Iron Man costumes have been extremely popular lately and the number one question I am most often asked is "How can I add animatronics to my suit?" My friend Greg wanted to add animatronics to his MkIII fiberglass suit so he asked for my help and for this suit we went all out.
We wanted to add as many functions as seen in the movies as possible, which wasn't easy given that most of those sequences were not done using practical effects. The other issue was how should all of the functions be actuated? After considering several options we used RFID tags in the gloves to trigger the shoulder rocket pods, hip pods, forearm missile, back flaps and helmet. The helmet has wireless control via XBee radios. The boots light up and make sound while walking by using an infrared distance sensor in the boot to trigger the effect.
Here's a video that shows all of the suit functions-
This is certainly not an easy project but if you know your way around an Arduino and can wield a soldering iron this instructable will show you how to do it.

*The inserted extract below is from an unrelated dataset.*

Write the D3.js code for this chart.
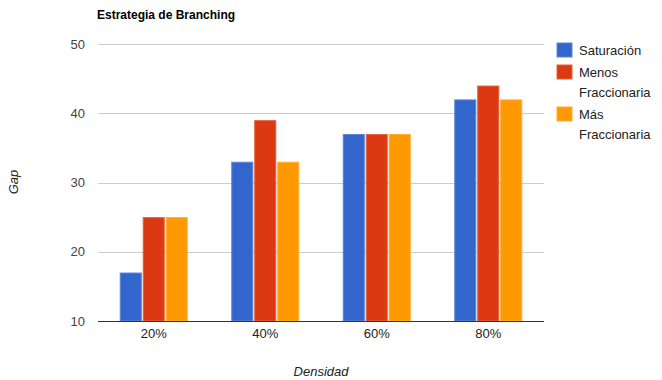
<!DOCTYPE html>
<html>
<head>
<meta charset="utf-8">
<script src="https://cdn.jsdelivr.net/npm/d3@7"></script>
<style>
  html, body { margin: 0; padding: 0; background: #fff; }
  svg { display: block; font-family: "Liberation Sans", Arial, sans-serif; }
</style>
</head>
<body>
<svg id="chart" width="662" height="380"></svg>
<script>
// Densidad categories and gap values per branching strategy
const categories = ["20%", "40%", "60%", "80%"];
const seriesNames = ["Saturación", "Menos Fraccionaria", "Más Fraccionaria"];
const saturacion = [17, 33, 37, 42];
const menosFraccionaria = [25, 39, 37, 44];
const masFraccionaria = [25, 33, 37, 42];
const yTicks = [10, 20, 30, 40, 50];
const colors = ["#3366cc", "#dc3912", "#ff9900"];
const strokes = ["#5c85d6", "#e3613f", "#ffad33"];

const series = [saturacion, menosFraccionaria, masFraccionaria];

const svg = d3.select("#chart");
const plot = { left: 98, right: 544, top: 44, bottom: 321 };

const x = d3.scaleBand().domain(categories).range([plot.left, plot.right]).paddingInner(0).paddingOuter(0);
const x1 = d3.scaleBand().domain(d3.range(series.length)).range([0, x.bandwidth()]).paddingInner(0.04).paddingOuter(0.947);
const y = d3.scaleLinear().domain([10, 50]).range([plot.bottom, plot.top]);

// Title
svg.append("text").attr("x", 97).attr("y", 19)
  .attr("font-size", 12).attr("font-weight", "bold").attr("fill", "#000")
  .text("Estrategia de Branching");

// Gridlines
svg.append("g").selectAll("line").data(yTicks.slice(1)).join("line")
  .attr("x1", plot.left).attr("x2", plot.right)
  .attr("y1", d => Math.round(y(d)) + 0.5).attr("y2", d => Math.round(y(d)) + 0.5)
  .attr("stroke", "#cccccc").attr("stroke-width", 1);

// Y axis labels
const yAxis = d3.axisLeft(y).tickValues(yTicks).tickSize(0).tickPadding(0).tickFormat(d3.format("d"));
const gy = svg.append("g").attr("transform", `translate(${plot.left - 13},0)`).call(yAxis);
gy.select(".domain").remove();
gy.selectAll("text").attr("font-size", 13).attr("fill", "#444").attr("font-family", "Liberation Sans, Arial, sans-serif");

// Bars
const groups = svg.append("g").selectAll("g").data(categories).join("g")
  .attr("transform", d => `translate(${x(d)},0)`);
groups.selectAll("rect").data((c, i) => series.map((s, k) => ({ k, v: s[i] }))).join("rect")
  .attr("x", d => x1(d.k) + 0.5)
  .attr("y", d => y(d.v) + 0.5)
  .attr("width", x1.bandwidth() - 1)
  .attr("height", d => y(10) - y(d.v) - 0.5)
  .attr("fill", d => colors[d.k])
  .attr("stroke", d => strokes[d.k]).attr("stroke-width", 1);

// Baseline
svg.append("line").attr("x1", plot.left).attr("x2", plot.right)
  .attr("y1", plot.bottom + 0.5).attr("y2", plot.bottom + 0.5)
  .attr("stroke", "#333").attr("stroke-width", 1);

// X axis labels
const xAxis = d3.axisBottom(x).tickSize(0).tickPadding(0);
const gx = svg.append("g").attr("transform", `translate(0,${plot.bottom + 8})`).call(xAxis);
gx.select(".domain").remove();
gx.selectAll("text").attr("font-size", 13).attr("fill", "#222").attr("font-family", "Liberation Sans, Arial, sans-serif");

// Axis titles
svg.append("text").attr("x", (plot.left + plot.right) / 2).attr("y", 376)
  .attr("text-anchor", "middle").attr("font-size", 13).attr("font-style", "italic").attr("fill", "#222")
  .text("Densidad");
svg.append("text").attr("transform", "translate(18,182) rotate(-90)")
  .attr("text-anchor", "middle").attr("font-size", 13).attr("font-style", "italic").attr("fill", "#222")
  .text("Gap");

// Legend
const legendLines = [["Saturación"], ["Menos", "Fraccionaria"], ["Más", "Fraccionaria"]];
const legendTops = [43, 65, 107];
const lg = svg.append("g");
legendLines.forEach((lines, k) => {
  lg.append("rect").attr("x", 557).attr("y", legendTops[k]).attr("width", 15).attr("height", 14)
    .attr("fill", colors[k]).attr("stroke", strokes[k]).attr("stroke-width", 1);
  lines.forEach((t, j) => {
    lg.append("text").attr("x", 579).attr("y", legendTops[k] + 12 + j * 20)
      .attr("font-size", 13).attr("fill", "#222").text(t);
  });
});
</script>
</body>
</html>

Be sure to click on any picture to get a larger version.
Let's get started!
The suit is basically broken down into three systems: left side, right side and boots.
The left hand has two RFID tags that trigger programmed sequences for the helmet, hip pods and back flaps. The right hand RFID tags trigger programmed sequences for the forearm missile and shoulder rockets. The boots have an infrared sensor that triggers the boot lights and sound effect as soon as the boot is lifted from the ground.
The single most difficult thing about this build is that the suit fits like a glove- there's no room in it! The helmet has less than 1/2" of space around the head, there's about 1" depth for the shoulder rocket pods and the hip pod area has less than 1" depth available so the packaging of the mechanics and electronics is really tight. Another issue is that there's almost no flat surfaces so mounting servos and hardware gets really interesting.
The system is Arduino based and uses four ProMinis- one for each side, one for the boots and one in the helmet. Since we wanted the helmet to be easy to take on and off we decided to make it wireless using XBee radios to send the control signals. For the point to point wiring running from the electronics mounted in the back to the arms and feet we used Ethernet cables and jacks so they could be easily disconnected. The sound effects for the boots are handled by a WaveShield that sits on a Arduino Pro.
If you are not familiar with Arduino and XBee radios then please read through this instructable. It will explain a lot of the basics and you'll be up and running in no time!
Another issue with systems like this are the different voltage and current requirements so we thought it best to power the servos separately using AA batteries, primarily for ease of availability if the suit is to be worn at conventions.